Task data:
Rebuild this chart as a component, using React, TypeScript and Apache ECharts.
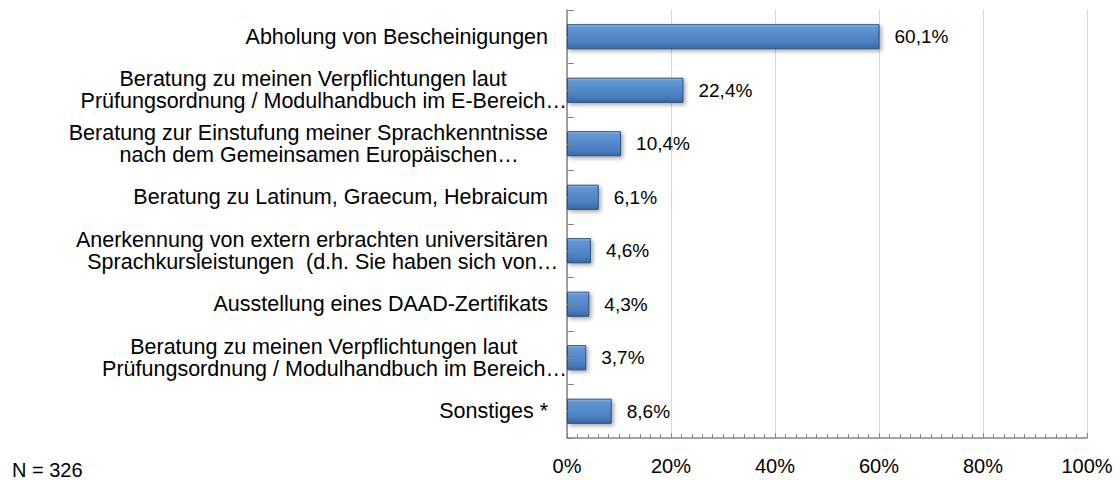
import React, { useEffect, useRef } from "react";
import * as echarts from "echarts";

const categories: string[] = [
  "Abholung von Bescheinigungen",
  "Beratung zu meinen Verpflichtungen laut\nPrüfungsordnung / Modulhandbuch im E-Bereich…",
  "Beratung zur Einstufung meiner Sprachkenntnisse\nnach dem Gemeinsamen Europäischen…",
  "Beratung zu Latinum, Graecum, Hebraicum",
  "Anerkennung von extern erbrachten universitären\nSprachkursleistungen  (d.h. Sie haben sich von…",
  "Ausstellung eines DAAD-Zertifikats",
  "Beratung zu meinen Verpflichtungen laut\nPrüfungsordnung / Modulhandbuch im Bereich…",
  "Sonstiges *",
];
const values: number[] = [60.1, 22.4, 10.4, 6.1, 4.6, 4.3, 3.7, 8.6];
const xTicks = { min: 0, max: 100, interval: 20 };
const footnote = "N = 326";

const FONT = '"Liberation Sans", Arial, sans-serif';
const CAT_SIZE = 21.5;
const CAT_GAP = 19;

function buildRich() {
  const canvas = document.createElement("canvas");
  const ctx = canvas.getContext("2d")!;
  ctx.font = `${CAT_SIZE}px "Liberation Sans"`;
  const rich: Record<string, any> = {};
  const formatted: string[] = [];
  categories.forEach((cat, i) => {
    const lines = cat.split("\n");
    const core = lines.map((l) => l.replace(/…$/, ""));
    const coreW = core.map((l) => ctx.measureText(l).width);
    const fullW = lines.map((l) => ctx.measureText(l).width);
    const W = Math.max(...coreW);
    const parts = lines.map((l, j) => {
      const key = `t${i}_${j}`;
      const L = (W - coreW[j]) / 2;
      const R = Math.max(0, W + CAT_GAP - L - fullW[j]);
      rich[key] = {
        color: "#000",
        fontFamily: FONT,
        fontSize: CAT_SIZE,
        lineHeight: 22,
        align: "left",
        padding: [0, R, 0, L],
      };
      return `{${key}|${l}}`;
    });
    formatted.push(parts.join("\n"));
  });
  return { rich, formatted };
}

export default function App() {
  const ref = useRef<HTMLDivElement>(null);
  useEffect(() => {
    if (!ref.current) return;
    const chart = echarts.init(ref.current, null, { renderer: "svg" });
    const axisGray = "#868686";
    const { rich, formatted } = buildRich();
    chart.setOption({
      animation: false,
      backgroundColor: "#ffffff",
      grid: { left: 567, right: 33, top: 10, bottom: 42, containLabel: false },
      xAxis: {
        type: "value",
        min: xTicks.min,
        max: xTicks.max,
        interval: xTicks.interval,
        axisLine: { show: true, lineStyle: { color: axisGray, width: 1.5 } },
        axisTick: { show: true, inside: true, length: 5, lineStyle: { color: axisGray } },
        minorTick: { show: true, splitNumber: 10, length: 4, lineStyle: { color: axisGray } },
        splitLine: { show: true, lineStyle: { color: "#D9D9D9", width: 1 } },
        axisLabel: {
          formatter: "{value}%",
          color: "#000",
          fontFamily: FONT,
          fontSize: 20,
          margin: 18,
        },
      },
      yAxis: [
        {
          type: "category",
          data: categories,
          inverse: true,
          axisLine: { show: true, lineStyle: { color: axisGray, width: 1.5 } },
          axisTick: { show: true, inside: true, length: 7, lineStyle: { color: axisGray } },
          splitLine: { show: false },
          axisLabel: {
            color: "#000",
            fontFamily: FONT,
            fontSize: CAT_SIZE,
            lineHeight: 22,
            margin: 0,
            align: "right",
            formatter: (_v: string, idx: number) => formatted[idx],
            rich,
          },
        },
        {
          type: "category",
          data: categories,
          inverse: true,
          position: "left",
          z: 10,
          axisLine: { show: false },
          axisLabel: { show: false },
          axisTick: {
            show: true,
            inside: true,
            alignWithLabel: true,
            length: 7,
            lineStyle: { color: axisGray },
          },
          splitLine: { show: false },
        },
      ],
      series: [
        {
          type: "bar",
          yAxisIndex: 0,
          data: values,
          barWidth: "47%",
          itemStyle: {
            color: new echarts.graphic.LinearGradient(0, 0, 0, 1, [
              { offset: 0, color: "#A4C4EC" },
              { offset: 0.1, color: "#6396D4" },
              { offset: 0.75, color: "#4A7EC0" },
              { offset: 1, color: "#3A67A3" },
            ]),
            borderColor: "#2C4F7E",
            borderWidth: 1,
            shadowColor: "rgba(0,0,0,0.35)",
            shadowBlur: 4,
            shadowOffsetX: 2,
            shadowOffsetY: 2,
          },
          label: {
            show: true,
            position: "right",
            distance: 15,
            color: "#000",
            fontFamily: FONT,
            fontSize: 19,
            formatter: (p: any) => `${p.value.toFixed(1).replace(".", ",")}%`,
          },
        },
      ],
      graphic: [
        {
          type: "text",
          left: 12,
          top: 460,
          style: {
            text: footnote,
            fill: "#000",
            font: `20px ${FONT}`,
          },
        },
      ],
    });
    return () => chart.dispose();
  }, []);
  return (
    <div
      ref={ref}
      style={{ position: "fixed", left: 0, top: 0, width: 1120, height: 480 }}
    />
  );
}
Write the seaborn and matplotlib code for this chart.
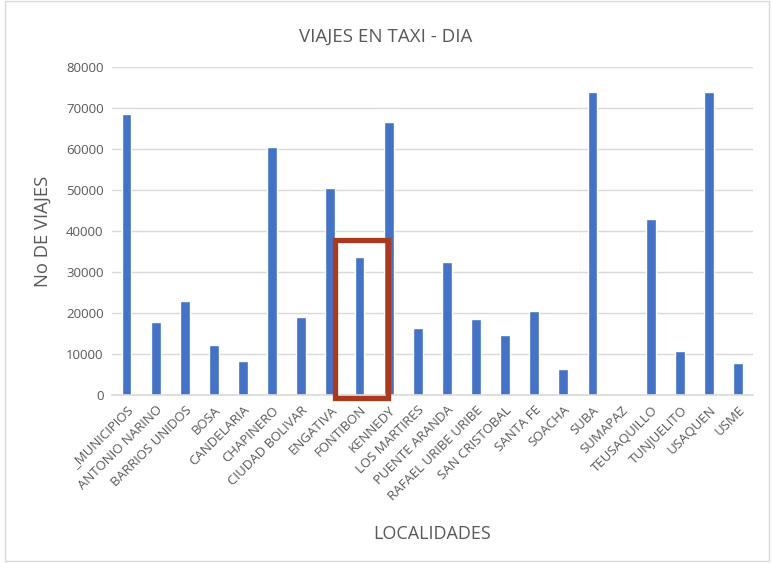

Work to complete: Copy nothing past the line containing "import * as": reproduce every line from the start of the records up to it, skipping pictures.

Answer below:
Rebuild this chart as a component, using React, TypeScript and Apache ECharts.
import React, { useEffect, useRef } from "react";
import * as echarts from "echarts";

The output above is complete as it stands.